The results come as these social trends continue to roil religious groups. The Catholic Church is preparing for a synod -- a global summit of bishops -- in Rome on the topic of the family, and it has sought comments from Catholics in advance to help shape the discussion. Pittsburgh Bishop David Zubik, in a report last week on local results, acknowledged widespread dissent among Catholics in their views and practices on marriage and sexuality.
He acknowledged the challenge of presenting "moral principles honestly and completely without watering down the truth but in a way that is not judgmental or perceived to be condemning."
Some Protestant denominations have debated homosexuality for decades. Mainline Presbyterian, Episcopal and Lutheran denominations in recent years began permitting or expanding the ordination of gays and lesbians, the Episcopal Church is drawing up a liturgy for same-sex blessings, and the Presbyterian Church (U.S.A.) is expected to vote this June on whether to change its definition of Christian marriage from that of one man and one woman to that of two persons.
The Rev. Janet Edwards, a Presbyterian Church (U.S.A.) minister and local coordinator of faith-based efforts for Equality PA, said she was encouraged that "faithful people who believe God's loving embrace includes everyone are becoming more and more active in the public square." But Rev. Edwards, who was acquitted in a 2008 church trial after officiating at a same-sex wedding, said there is "a huge amount of work to do because decades of judgment on the part of religious groups have harmed so many."
The Public Religion poll also tracked another social revolution in the making, with half the American public now favoring the legalization of marijuana and just over 40 percent opposed.

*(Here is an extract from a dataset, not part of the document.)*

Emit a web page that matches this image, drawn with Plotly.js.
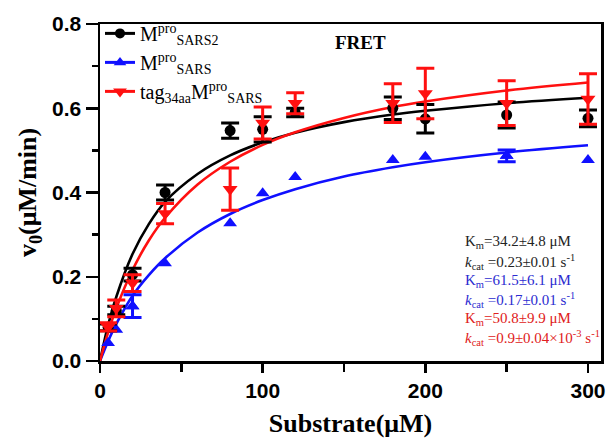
<!DOCTYPE html>
<html>
<head>
<meta charset="utf-8">
<script src="https://cdn.plot.ly/plotly-3.0.1.min.js"></script>
<style>html,body{margin:0;padding:0;background:#fff;}#chart{width:608px;height:441px;}</style>
</head>
<body>
<div id="chart"></div>
<script>
// Measured substrate concentrations (µM)
const substrate = [5, 10, 20, 40, 80, 100, 120, 180, 200, 250, 300];

// Mpro SARS2 (black)
const sars2V   = [0.080, 0.120, 0.205, 0.400, 0.547, 0.550, 0.590, 0.600, 0.575, 0.584, 0.576];
const sars2Err = [0.008, 0.010, 0.015, 0.018, 0.018, 0.030, 0.010, 0.027, 0.034, 0.031, 0.020];

// Mpro SARS (blue) – only two points carry visible error bars
const sarsV    = [0.043, 0.074, 0.130, 0.232, 0.327, 0.398, 0.437, 0.477, 0.485, 0.487, 0.477];
const sarsErr  = [null, null, 0.027, null, null, null, null, null, null, 0.014, null];

// tag34aa Mpro SARS (red)
const tagV     = [0.081, 0.125, 0.185, 0.350, 0.408, 0.565, 0.612, 0.612, 0.635, 0.612, 0.622];
const tagErr   = [0.010, 0.020, 0.020, 0.024, 0.050, 0.038, 0.025, 0.046, 0.060, 0.053, 0.060];

// Fitted curves
const fitS     = [0, 5, 10, 20, 30, 40, 60, 80, 100, 120, 150, 180, 200, 250, 300];
const fitSars2 = [0, 0.085, 0.152, 0.254, 0.325, 0.378, 0.444, 0.488, 0.519, 0.542, 0.567, 0.585, 0.594, 0.612, 0.625];
const fitSars  = [0, 0.047, 0.088, 0.155, 0.204, 0.244, 0.305, 0.349, 0.382, 0.408, 0.438, 0.460, 0.472, 0.495, 0.512];
const fitTag   = [0, 0.068, 0.125, 0.216, 0.286, 0.340, 0.419, 0.473, 0.513, 0.543, 0.577, 0.603, 0.616, 0.642, 0.661];

const legendNames = [
  'M<sup>pro</sup><sub>SARS2</sub>',
  'M<sup>pro</sup><sub>SARS</sub>',
  'tag<sub>34aa</sub>M<sup>pro</sup><sub>SARS</sub>'
];

const black = '#000000', blue = '#1010ff', red = '#ff1010';

const serif = 'Liberation Serif, Times New Roman, serif';
const sans = 'Liberation Sans, Arial, sans-serif';

function pts(x, y, err, color, symbol, size) {
  const t = {
    x: x, y: y, mode: 'markers', type: 'scatter', showlegend: false,
    marker: {color: color, symbol: symbol, size: size}
  };
  if (err) t.error_y = {type: 'data', array: err, visible: true, color: color, thickness: 3, width: 9};
  return t;
}
function fit(y, color) {
  return {x: fitS, y: y, mode: 'lines', type: 'scatter', showlegend: false,
          line: {color: color, width: 2.6, shape: 'spline', smoothing: 1}};
}
function leg(name, color, symbol, size) {
  return {x: [null], y: [null], mode: 'lines+markers', type: 'scatter', name: name,
          line: {color: color, width: 3}, marker: {color: color, symbol: symbol, size: size}};
}

// blue points that carry an error bar
const blueIdx = sarsErr.map((e, i) => e === null ? -1 : i).filter(i => i >= 0);
const blueErrX = blueIdx.map(i => substrate[i]);
const blueErrY = blueIdx.map(i => sarsV[i]);
const blueErrE = blueIdx.map(i => sarsErr[i]);

const data = [
  fit(fitSars, blue), fit(fitSars2, black), fit(fitTag, red),
  pts(substrate, sarsV, null, blue, 'triangle-up', 12),
  pts(blueErrX, blueErrY, blueErrE, blue, 'triangle-up', 12),
  pts(substrate, sars2V, sars2Err, black, 'circle', 11),
  pts(substrate, tagV, tagErr, red, 'triangle-down', 13),
  leg(legendNames[0], black, 'circle', 10),
  leg(legendNames[1], blue, 'triangle-up', 11),
  leg(legendNames[2], red, 'triangle-down', 12)
];

const kinText = [
  ['K<sub>m</sub>=34.2±4.8 μM', '#222222'],
  ['<i>k</i><sub>cat</sub> =0.23±0.01 s<sup>-1</sup>', '#222222'],
  ['K<sub>m</sub>=61.5±6.1 μM', '#2b2bd0'],
  ['<i>k</i><sub>cat</sub> =0.17±0.01 s<sup>-1</sup>', '#2b2bd0'],
  ['K<sub>m</sub>=50.8±9.9 μM', '#e02020'],
  ['<i>k</i><sub>cat</sub> =0.9±0.04×10<sup>-3</sup> s<sup>-1</sup>', '#e02020']
];
const kinY = [0.354, 0.295, 0.237, 0.181, 0.125, 0.068];

const annotations = kinText.map((t, i) => ({
  xref: 'paper', yref: 'paper', x: 0.7246, y: kinY[i], xanchor: 'left', yanchor: 'middle',
  text: t[0], showarrow: false, font: {family: serif, size: 15, color: t[1]}
}));
annotations.push({
  xref: 'paper', yref: 'paper', x: 0.519, y: 0.944, xanchor: 'center', yanchor: 'middle',
  text: 'FRET', showarrow: false, font: {family: serif, size: 19, color: '#000', weight: 'bold'}
});

const layout = {
  width: 608, height: 441,
  margin: {l: 100, r: 7, t: 24, b: 80},
  paper_bgcolor: '#fff', plot_bgcolor: '#fff',
  showlegend: true,
  legend: {x: 0, xanchor: 'left', y: 1.03, yanchor: 'top', bgcolor: 'rgba(0,0,0,0)',
           font: {family: serif, size: 20, color: '#000'}, tracegroupgap: 0},
  xaxis: {
    range: [0, 308], showgrid: false, zeroline: false,
    showline: true, linecolor: '#000', linewidth: 2.5, mirror: true,
    ticks: 'outside', ticklen: 9, tickwidth: 2.5, tickcolor: '#000',
    tickvals: [0, 100, 200, 300], ticktext: ['0', '100', '200', '300'],
    minor: {tickvals: [50, 150, 250], ticks: 'outside', ticklen: 8, tickwidth: 2.5, tickcolor: '#000'},
    tickfont: {family: sans, size: 21, color: '#000', weight: 'bold'},
    title: {text: 'Substrate(μM)', standoff: 13, font: {family: serif, size: 26, color: '#000', weight: 'bold'}}
  },
  yaxis: {
    range: [0, 0.8], showgrid: false, zeroline: false,
    showline: true, linecolor: '#000', linewidth: 2.5, mirror: true,
    ticks: 'outside', ticklen: 12, tickwidth: 2.5, tickcolor: '#000',
    tickvals: [0, 0.2, 0.4, 0.6, 0.8], ticktext: ['0.0', '0.2', '0.4', '0.6', '0.8'],
    minor: {tickvals: [0.1, 0.3, 0.5, 0.7], ticks: 'outside', ticklen: 6, tickwidth: 2.5, tickcolor: '#000'},
    tickfont: {family: sans, size: 21, color: '#000', weight: 'bold'},
    title: {text: 'v<sub>0</sub>(μM/min)', standoff: 8, font: {family: serif, size: 26, color: '#000', weight: 'bold'}}
  },
  annotations: annotations
};

Plotly.newPlot('chart', data, layout, {displayModeBar: false, staticPlot: true});
</script>
</body>
</html>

That poll also found a majority of Pennsylvanians supporting legalization. But the Franklin & Marshall poll found a strong majority opposed. One possible explanation is that the Public Religion poll surveyed all adults, while the Franklin & Marshall poll covered only registered voters, Jones said. The latter would result in a lower proportion of younger adults, who tend to vote less and puff more -- or at least favor making the latter legal.